We didn’t ride up on the snow; just plowed right through it.
An artic was heavy enough ya could.

• “Park-and-Rides” were trips from suburban end-points, usually through Park-and-Ride parking-lots, where passengers would park their cars, for a bus-ride to work in Rochester.
• “8-71” is eight cylinders, 71 cubic inches displacement per cylinder.
• “Tranny” is transmission.
• “GM” is General Motors — they had bus-manufacture.
• “M-A-N” is Maschinenfabrik Augsburg-Nürnberg.
• “Fairport” is a suburb east of Rochester; “East Rochester” another suburb to the east of Rochester, but closer than Fairport. —Both suburbs were served by the same bus-line, so that a bus in from Fairport could serve East Rochester on the way in. Previous to artics, each suburb was served by its own Park-and-Ride.

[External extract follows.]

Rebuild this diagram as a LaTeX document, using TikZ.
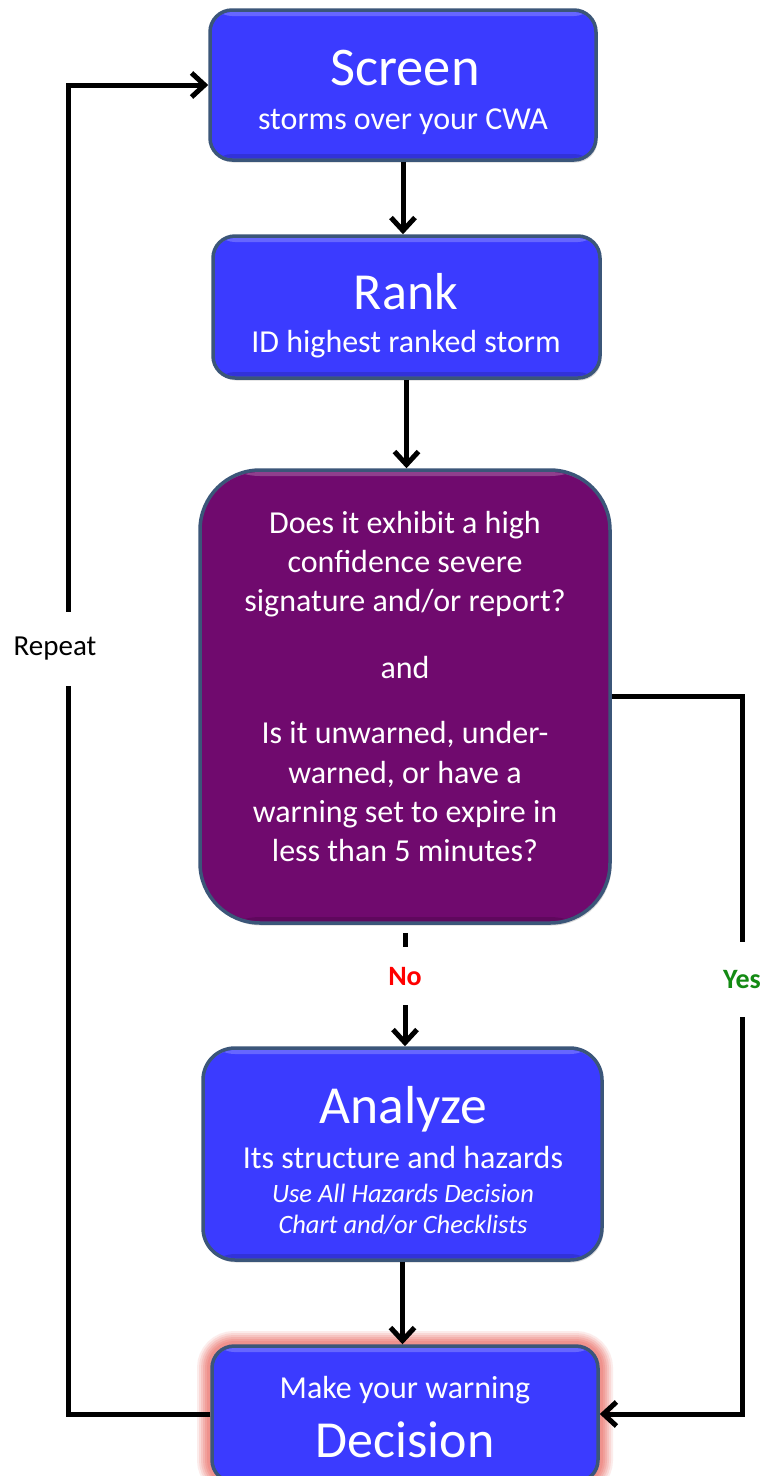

• “Baldies” are bald tires — no tread.
• RE: “Retractible chain-wheels.....” —The chains weren’t actually on the tires; they were on retractible chain-wheels that slung the chains under the tires. A toggle-switch would put the chain-wheels down, and start them rotating.
• The “‘train-out’ man” was the employee that assigned buses. —Each bus-run was called a “train;” language from trolley days.
• RE: “Interlocks.....” —When you activated a door, the nearest brakes would set into a parking-mode. Most city-buses had “rear-door interlocks;” quite a few also had “front-door interlocks.” The fronts apparently activated only the front brakes, and the rear the rear brakes.
• “Hamlin” was a rural farm-town far west of Rochester, perhaps 20+ miles out.
• “Interstate-390” is the main interstate into Rochester from the south, and then it wraps around the west side of Rochester to where it ends.